PROBLEM TO WORK ON:
Leave out any picture and return the remaining listing below exactly as given.

DATA SEGMENT:
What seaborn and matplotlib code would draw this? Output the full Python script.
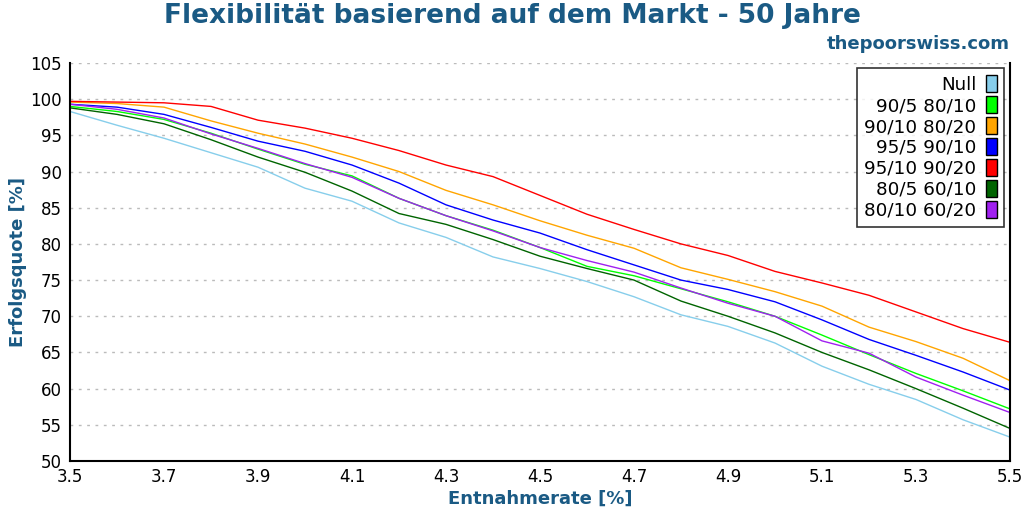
import matplotlib
matplotlib.use('Agg')
import matplotlib.pyplot as plt
from matplotlib.patches import Patch
import pandas as pd
import seaborn as sns

# Entnahmerate [%]
rates = [3.5, 3.6, 3.7, 3.8, 3.9, 4.0, 4.1, 4.2, 4.3, 4.4, 4.5,
         4.6, 4.7, 4.8, 4.9, 5.0, 5.1, 5.2, 5.3, 5.4, 5.5]

# Erfolgsquote [%] per strategy
null_vals = [98.3, 96.4, 94.6, 92.6, 90.6, 87.7, 85.9, 82.9, 80.9, 78.2, 76.6,
             74.8, 72.7, 70.2, 68.6, 66.3, 63.1, 60.6, 58.5, 55.7, 53.3]
s_90_5 = [99.0, 98.3, 97.2, 95.3, 93.1, 91.0, 89.4, 86.3, 83.9, 81.9, 79.5,
          76.9, 75.6, 73.8, 72.0, 70.0, 67.4, 64.7, 62.1, 59.7, 57.2]
s_90_10 = [99.6, 99.4, 98.9, 97.0, 95.3, 93.8, 92.0, 90.0, 87.4, 85.4, 83.2,
           81.2, 79.4, 76.7, 75.1, 73.4, 71.4, 68.5, 66.5, 64.2, 61.1]
s_95_5 = [99.3, 98.9, 97.9, 96.1, 94.2, 92.8, 90.9, 88.4, 85.4, 83.3, 81.5,
          79.2, 77.1, 75.0, 73.7, 72.0, 69.5, 66.8, 64.6, 62.3, 59.8]
s_95_10 = [99.7, 99.6, 99.5, 99.0, 97.1, 96.0, 94.6, 92.9, 90.9, 89.3, 86.7,
           84.1, 82.0, 80.0, 78.4, 76.2, 74.6, 72.9, 70.6, 68.3, 66.4]
s_80_5 = [98.8, 97.9, 96.6, 94.4, 92.0, 89.9, 87.3, 84.2, 82.7, 80.6, 78.3,
          76.6, 75.0, 72.1, 70.0, 67.7, 65.0, 62.6, 60.0, 57.3, 54.5]
s_80_10 = [99.3, 98.6, 97.4, 95.2, 93.2, 91.1, 89.2, 86.3, 83.9, 81.8, 79.5,
           77.7, 76.1, 73.9, 71.8, 70.0, 66.6, 64.9, 61.6, 59.1, 56.7]

labels = ['Null', '90/5 80/10', '90/10 80/20', '95/5 90/10',
          '95/10 90/20', '80/5 60/10', '80/10 60/20']
series = [null_vals, s_90_5, s_90_10, s_95_5, s_95_10, s_80_5, s_80_10]
colors = ['#87ceeb', '#00ff00', '#ffa500', '#0000ff',
          '#ff0000', '#006400', '#a020f0']

x_ticks = [3.5, 3.7, 3.9, 4.1, 4.3, 4.5, 4.7, 4.9, 5.1, 5.3, 5.5]
y_ticks = [50, 55, 60, 65, 70, 75, 80, 85, 90, 95, 100, 105]

blue_text = '#1a5a84'

# long-form table for seaborn
rows = []
for lab, vals in zip(labels, series):
    for r, v in zip(rates, vals):
        rows.append({'rate': r, 'quote': v, 'strategy': lab})
df = pd.DataFrame(rows)

sns.set_style('white')
plt.rcParams['font.family'] = ['DejaVu Sans']

fig = plt.figure(figsize=(10.24, 5.12), dpi=100)
ax = fig.add_axes([70 / 1024, 1 - 461 / 512, 940 / 1024, 398 / 512])

sns.lineplot(data=df, x='rate', y='quote', hue='strategy', hue_order=labels,
             palette=colors, linewidth=1.0, legend=False, ax=ax)

ax.set_xlim(3.5, 5.5)
ax.set_ylim(50, 105)
ax.set_xticks(x_ticks)
ax.set_yticks(y_ticks)
ax.set_xticklabels([f'{t:.1f}' for t in x_ticks])
ax.tick_params(axis='both', labelsize=12, direction='inout', length=8,
               width=1.2, colors='black', pad=2)
ax.tick_params(axis='x', pad=1)

ax.yaxis.grid(True, color='#bbbbbb', linestyle=(0, (2, 4)), linewidth=1.0)
ax.xaxis.grid(False)
for side in ['left', 'bottom', 'right']:
    ax.spines[side].set_color('black')
    ax.spines[side].set_linewidth(1.5)
ax.spines['top'].set_visible(False)

ax.set_xlabel('Entnahmerate [%]', fontsize=13, fontweight='bold',
              color=blue_text, labelpad=3)
ax.set_ylabel('Erfolgsquote [%]', fontsize=13, fontweight='bold',
              color=blue_text, labelpad=2)

fig.text(0.5, 1 - 16 / 512, 'Flexibilität basierend auf dem Markt - 50 Jahre',
         ha='center', va='center', fontsize=19, fontweight='bold', color=blue_text)
fig.text(1010 / 1024, 1 - 44 / 512, 'thepoorswiss.com', ha='right', va='center',
         fontsize=13, fontweight='bold', color=blue_text)

handles = [Patch(facecolor=c, edgecolor='black', linewidth=1.0) for c in colors]
leg = ax.legend(handles, labels, loc='upper right',
                bbox_to_anchor=((1004 - 70) / 940, (461 - 68) / 398),
                markerfirst=False, fontsize=13.2, frameon=True, fancybox=False,
                handlelength=0.6, handleheight=1.05, handletextpad=0.5,
                labelspacing=0.12, borderpad=0.4, borderaxespad=0.0)
leg.get_frame().set_edgecolor('black')
leg.get_frame().set_linewidth(1.2)
for t in leg.get_texts():
    t.set_ha('right')
    t.set_color('black')

fig.savefig('out.png', dpi=100)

SOLUTION TO THIS EXERCISE:
What seaborn and matplotlib code would draw this? Output the full Python script.
import matplotlib
matplotlib.use('Agg')
import matplotlib.pyplot as plt
from matplotlib.patches import Patch
import pandas as pd
import seaborn as sns

# Entnahmerate [%]
rates = [3.5, 3.6, 3.7, 3.8, 3.9, 4.0, 4.1, 4.2, 4.3, 4.4, 4.5,
         4.6, 4.7, 4.8, 4.9, 5.0, 5.1, 5.2, 5.3, 5.4, 5.5]

# Erfolgsquote [%] per strategy
null_vals = [98.3, 96.4, 94.6, 92.6, 90.6, 87.7, 85.9, 82.9, 80.9, 78.2, 76.6,
             74.8, 72.7, 70.2, 68.6, 66.3, 63.1, 60.6, 58.5, 55.7, 53.3]
s_90_5 = [99.0, 98.3, 97.2, 95.3, 93.1, 91.0, 89.4, 86.3, 83.9, 81.9, 79.5,
          76.9, 75.6, 73.8, 72.0, 70.0, 67.4, 64.7, 62.1, 59.7, 57.2]
s_90_10 = [99.6, 99.4, 98.9, 97.0, 95.3, 93.8, 92.0, 90.0, 87.4, 85.4, 83.2,
           81.2, 79.4, 76.7, 75.1, 73.4, 71.4, 68.5, 66.5, 64.2, 61.1]
s_95_5 = [99.3, 98.9, 97.9, 96.1, 94.2, 92.8, 90.9, 88.4, 85.4, 83.3, 81.5,
          79.2, 77.1, 75.0, 73.7, 72.0, 69.5, 66.8, 64.6, 62.3, 59.8]
s_95_10 = [99.7, 99.6, 99.5, 99.0, 97.1, 96.0, 94.6, 92.9, 90.9, 89.3, 86.7,
           84.1, 82.0, 80.0, 78.4, 76.2, 74.6, 72.9, 70.6, 68.3, 66.4]
s_80_5 = [98.8, 97.9, 96.6, 94.4, 92.0, 89.9, 87.3, 84.2, 82.7, 80.6, 78.3,
          76.6, 75.0, 72.1, 70.0, 67.7, 65.0, 62.6, 60.0, 57.3, 54.5]
s_80_10 = [99.3, 98.6, 97.4, 95.2, 93.2, 91.1, 89.2, 86.3, 83.9, 81.8, 79.5,
           77.7, 76.1, 73.9, 71.8, 70.0, 66.6, 64.9, 61.6, 59.1, 56.7]

labels = ['Null', '90/5 80/10', '90/10 80/20', '95/5 90/10',
          '95/10 90/20', '80/5 60/10', '80/10 60/20']
series = [null_vals, s_90_5, s_90_10, s_95_5, s_95_10, s_80_5, s_80_10]
colors = ['#87ceeb', '#00ff00', '#ffa500', '#0000ff',
          '#ff0000', '#006400', '#a020f0']

x_ticks = [3.5, 3.7, 3.9, 4.1, 4.3, 4.5, 4.7, 4.9, 5.1, 5.3, 5.5]
y_ticks = [50, 55, 60, 65, 70, 75, 80, 85, 90, 95, 100, 105]

blue_text = '#1a5a84'

# long-form table for seaborn
rows = []
for lab, vals in zip(labels, series):
    for r, v in zip(rates, vals):
        rows.append({'rate': r, 'quote': v, 'strategy': lab})
df = pd.DataFrame(rows)

sns.set_style('white')
plt.rcParams['font.family'] = ['DejaVu Sans']

fig = plt.figure(figsize=(10.24, 5.12), dpi=100)
ax = fig.add_axes([70 / 1024, 1 - 461 / 512, 940 / 1024, 398 / 512])

sns.lineplot(data=df, x='rate', y='quote', hue='strategy', hue_order=labels,
             palette=colors, linewidth=1.0, legend=False, ax=ax)

ax.set_xlim(3.5, 5.5)
ax.set_ylim(50, 105)
ax.set_xticks(x_ticks)
ax.set_yticks(y_ticks)
ax.set_xticklabels([f'{t:.1f}' for t in x_ticks])
ax.tick_params(axis='both', labelsize=12, direction='inout', length=8,
               width=1.2, colors='black', pad=2)
ax.tick_params(axis='x', pad=1)

ax.yaxis.grid(True, color='#bbbbbb', linestyle=(0, (2, 4)), linewidth=1.0)
ax.xaxis.grid(False)
for side in ['left', 'bottom', 'right']:
    ax.spines[side].set_color('black')
    ax.spines[side].set_linewidth(1.5)
ax.spines['top'].set_visible(False)

ax.set_xlabel('Entnahmerate [%]', fontsize=13, fontweight='bold',
              color=blue_text, labelpad=3)
ax.set_ylabel('Erfolgsquote [%]', fontsize=13, fontweight='bold',
              color=blue_text, labelpad=2)

fig.text(0.5, 1 - 16 / 512, 'Flexibilität basierend auf dem Markt - 50 Jahre',
         ha='center', va='center', fontsize=19, fontweight='bold', color=blue_text)
fig.text(1010 / 1024, 1 - 44 / 512, 'thepoorswiss.com', ha='right', va='center',
         fontsize=13, fontweight='bold', color=blue_text)

handles = [Patch(facecolor=c, edgecolor='black', linewidth=1.0) for c in colors]
leg = ax.legend(handles, labels, loc='upper right',
                bbox_to_anchor=((1004 - 70) / 940, (461 - 68) / 398),
                markerfirst=False, fontsize=13.2, frameon=True, fancybox=False,
                handlelength=0.6, handleheight=1.05, handletextpad=0.5,
                labelspacing=0.12, borderpad=0.4, borderaxespad=0.0)
leg.get_frame().set_edgecolor('black')
leg.get_frame().set_linewidth(1.2)
for t in leg.get_texts():
    t.set_ha('right')
    t.set_color('black')

fig.savefig('out.png', dpi=100)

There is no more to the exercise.